This example walks obtaining data from OCP, building classifiers in ilastik and deploying these classifiers in the OCP framework. The definitive documentation is at ilastik.org. Here we seek to build a lightweight classifier to detect mitochondria in our images.
For pixel classification in ilastik
1. Get datasets for training and test. These volumes may be obtained via RESTful interface. One simple option is to copy and paste the following URLs into a web browser. All volumes should be renamed with an ‘.h5’ extension.

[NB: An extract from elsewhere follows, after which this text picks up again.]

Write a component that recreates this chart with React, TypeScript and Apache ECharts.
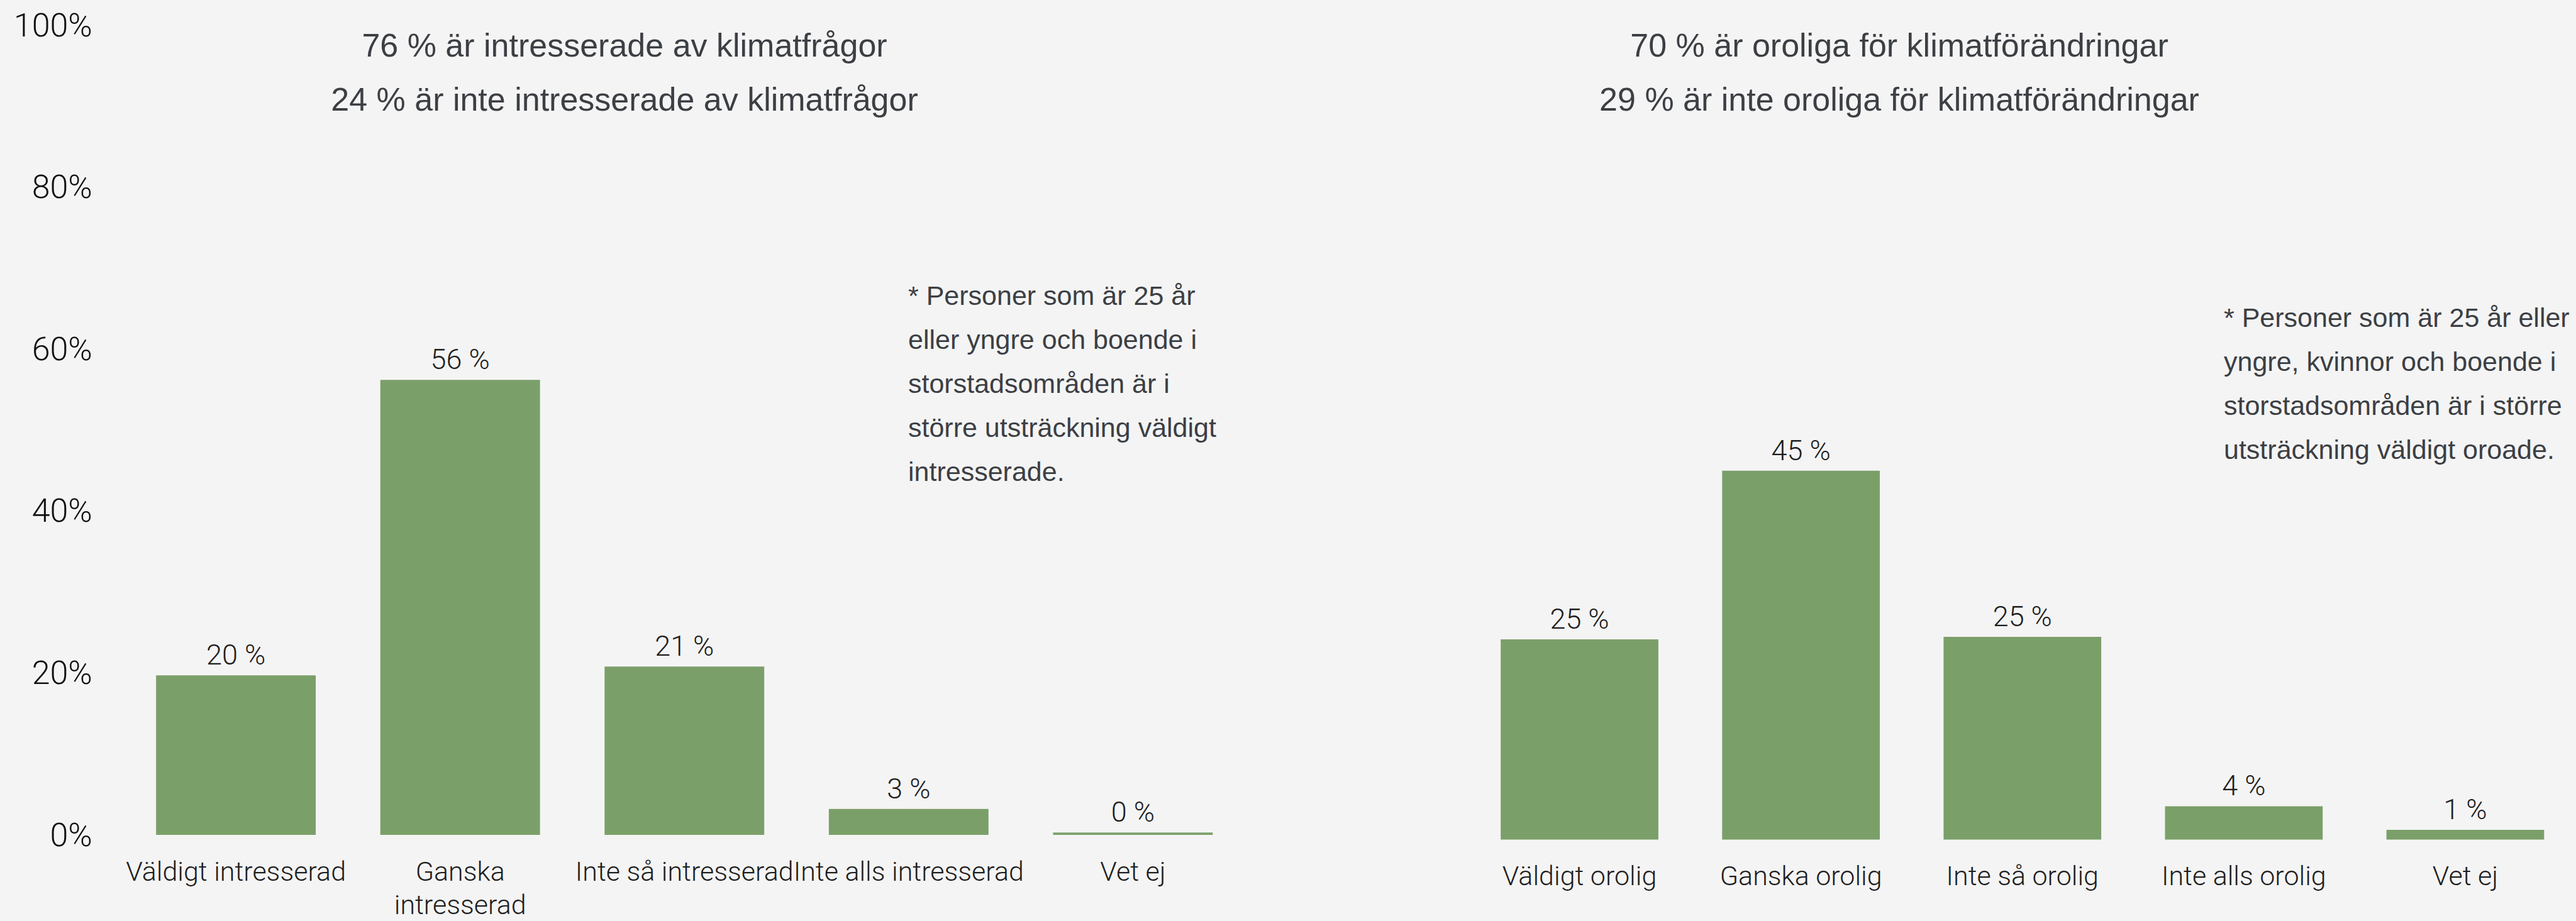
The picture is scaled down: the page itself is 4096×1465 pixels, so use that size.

Pixel Classification Training Volume
http://openconnecto.me/ocp/ca/kasthuri11cc/hdf5/1/3000,4000/5000,6000/1000,1016/
Link to first slice
http://openconnecto.me/ocp/ca/kasthuri11cc/xy/1/3000,4000/5000,6000/1000/
Pixel Classification Test Volume / Object Detection Training Volume
http://openconnecto.me/ocp/ca/kasthuri11cc/hdf5/1/3000,4000/5000,6000/1017,1032/
Link to first slice
http://openconnecto.me/ocp/ca/kasthuri11cc/xy/1/3000,4000/5000,6000/1017/
Object Detection Test Volume
http://openconnecto.me/ocp/ca/kasthuri11cc/hdf5/1/3000,4000/5000,6000/1033,1048/
Link to first slice
http://openconnecto.me/ocp/ca/kasthuri11cc/xy/1/3000,4000/5000,6000/1048/
- Open Ilastik
- Create New Project > Pixel Classification
- Add new data > separate image > <training volume>
- Still in the input data tab, right click on dataset description, edit properties -> change storage to save with classifier; change axes to -> zyx
- In the feature selection tab, choose some features appropriate to your task (we choose color, edge, and texture with a sigma of 1 for this example)
- In the training tab, add two labels, mitochondria and background. We assume that your target class is the first label, throughout this example Live prediction can help guide you, but requires quite a bit of memory, especially for large datasets.
- Save project and exit.
- Run the Ilastik classifier, following the example above
- Convert output data to an OCP compatible format (probability channel needs to be chosen, xy axes need to be switched, and data should be converted to a RAMONVolume) ilastik object detection requires the raw ilastik output
- Upload result to OCP, using (using CAJAL: cubeUploadProbabilities.m)
For object detection in ilastik (depends on pixel classification)
- Open Ilastik
- Create New Project > Object Classification with Inputs of Raw Data + Pixel Prediction Map
- Load data
- In the threshold and size filter tab, we chose only one threshold, with sigma values defaulted to 1. Threshold = 0.7, and size filter = 1000-1000000
- In the features tab, select all features
- Add labels of mitochondria and background (target/clutter)
- In the object classification tab, label detections as either target or clutter
- This is sufficient for classification, although subsequent ilastik steps may help improve classifier performance.
- Save project and exit ilastik.
- Run the Ilastik classifier, following the example above
- Convert output data to an OCP compatible format (xy axes need to be switched and array squeezed. Making unique objects is handled in the next step)
- Group objects by connected component and upload to OCP using (using CAJAL: cubeUploadDense.m)
Sample classifiers:
./data/ilastik_mito_pixelclassification.ilp
./data/ilastik_mito_objclassification.ilp
Sample results:
http:///ocp/overlay/0.4/test_ilastik_prob1/xy/1/7000,8000/8500,9500/1010/
Advanced Topics/Future Functionality¶
- When uploading annotations processed as many small cubes, often some sort of padding or stitching operation is required. These will differ slightly depending on use cases. Examples exist (e.g., i2g, vesicle) to use as a starting point
- When running in an SGE cluster environment, we suggest limiting threads to 1 and RAM to the value specified in LONI to allow ilastik lazy operations to co-exist smoothly with SGE. To do this, specify the following environment variables: LAZYFLOW_THREADS=1 LAZYFLOW_TOTAL_RAM_MB=8000 run_ilastik.sh –headless ...